◆ **SUPPLIED DATA**
-- Begin --

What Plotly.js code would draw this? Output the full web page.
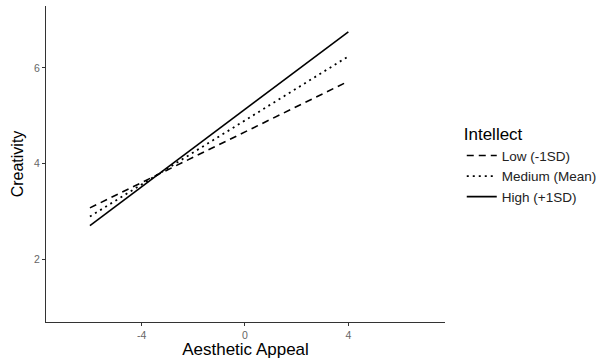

-- End --
-- Begin --

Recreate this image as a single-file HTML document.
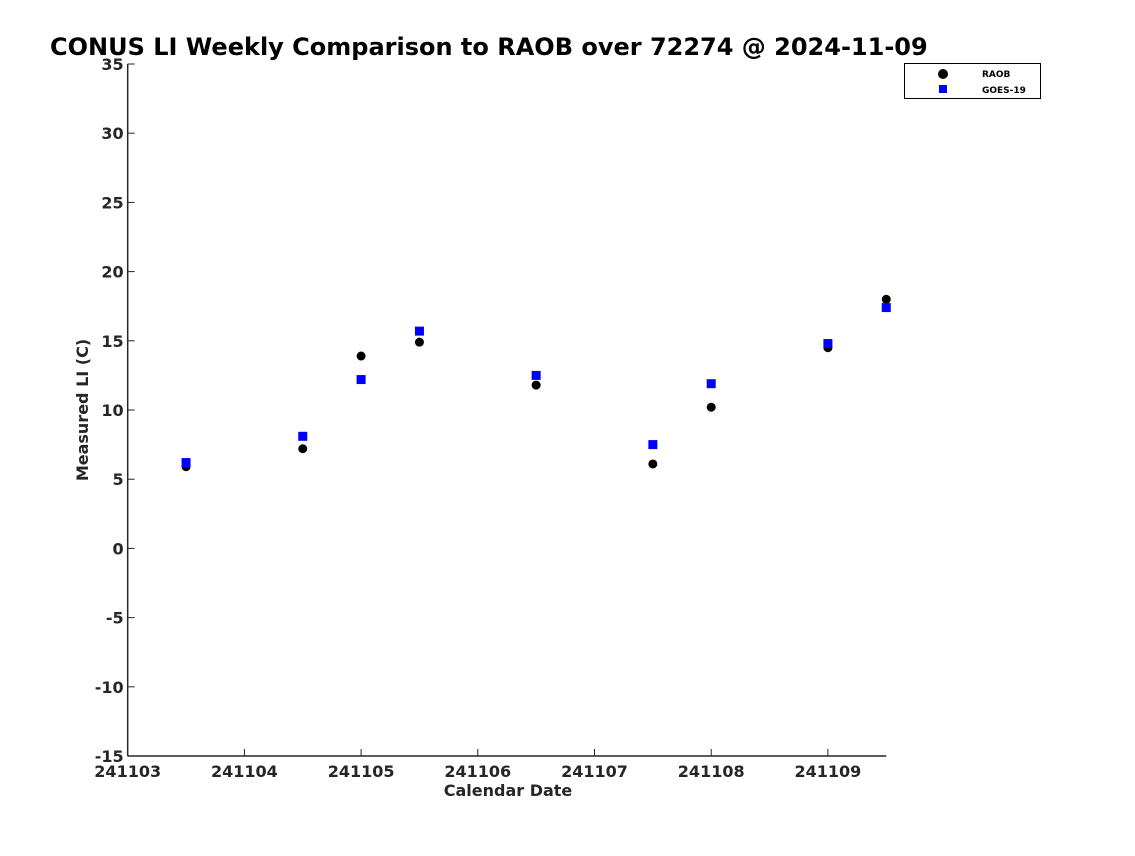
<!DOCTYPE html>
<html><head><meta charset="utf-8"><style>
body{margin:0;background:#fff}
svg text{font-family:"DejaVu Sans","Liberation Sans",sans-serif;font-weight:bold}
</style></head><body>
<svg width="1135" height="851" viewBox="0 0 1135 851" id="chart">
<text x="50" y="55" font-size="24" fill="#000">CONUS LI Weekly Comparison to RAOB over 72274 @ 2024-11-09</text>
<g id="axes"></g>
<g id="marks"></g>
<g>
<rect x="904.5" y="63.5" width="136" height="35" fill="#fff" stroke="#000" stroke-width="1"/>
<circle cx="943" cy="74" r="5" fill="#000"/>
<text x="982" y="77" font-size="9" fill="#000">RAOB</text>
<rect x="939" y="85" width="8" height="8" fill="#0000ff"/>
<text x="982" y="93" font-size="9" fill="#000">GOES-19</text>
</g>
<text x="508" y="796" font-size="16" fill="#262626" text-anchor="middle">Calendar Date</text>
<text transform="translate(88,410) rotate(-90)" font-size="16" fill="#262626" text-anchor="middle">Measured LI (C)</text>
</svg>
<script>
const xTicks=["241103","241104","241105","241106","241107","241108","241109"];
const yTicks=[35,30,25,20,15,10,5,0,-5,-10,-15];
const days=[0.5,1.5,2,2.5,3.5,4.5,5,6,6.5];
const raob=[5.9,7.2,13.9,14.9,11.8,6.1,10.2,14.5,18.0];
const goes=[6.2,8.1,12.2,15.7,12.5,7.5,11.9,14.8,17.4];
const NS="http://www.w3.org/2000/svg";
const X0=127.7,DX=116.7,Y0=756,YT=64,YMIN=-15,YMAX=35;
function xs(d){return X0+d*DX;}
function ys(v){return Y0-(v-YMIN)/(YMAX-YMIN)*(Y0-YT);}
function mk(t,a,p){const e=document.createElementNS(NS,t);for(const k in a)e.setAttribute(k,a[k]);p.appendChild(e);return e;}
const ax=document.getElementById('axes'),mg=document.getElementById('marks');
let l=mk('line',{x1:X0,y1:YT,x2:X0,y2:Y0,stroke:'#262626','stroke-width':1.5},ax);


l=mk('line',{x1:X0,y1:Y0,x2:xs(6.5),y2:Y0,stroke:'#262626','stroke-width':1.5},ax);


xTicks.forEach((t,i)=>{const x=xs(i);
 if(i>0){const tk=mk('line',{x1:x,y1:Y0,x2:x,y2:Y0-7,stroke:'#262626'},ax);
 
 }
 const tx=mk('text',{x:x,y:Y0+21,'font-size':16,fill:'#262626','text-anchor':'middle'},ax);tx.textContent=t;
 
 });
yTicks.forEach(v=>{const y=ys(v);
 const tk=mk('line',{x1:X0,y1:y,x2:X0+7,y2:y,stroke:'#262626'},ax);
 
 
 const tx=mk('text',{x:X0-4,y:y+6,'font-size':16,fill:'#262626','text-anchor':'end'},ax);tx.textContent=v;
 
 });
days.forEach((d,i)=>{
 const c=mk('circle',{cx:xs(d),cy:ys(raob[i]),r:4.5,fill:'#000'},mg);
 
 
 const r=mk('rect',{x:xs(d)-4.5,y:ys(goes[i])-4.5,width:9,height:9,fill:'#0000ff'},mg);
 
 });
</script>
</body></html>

-- End --

How many lines in the records above contain the word "this"? Give only the number.

2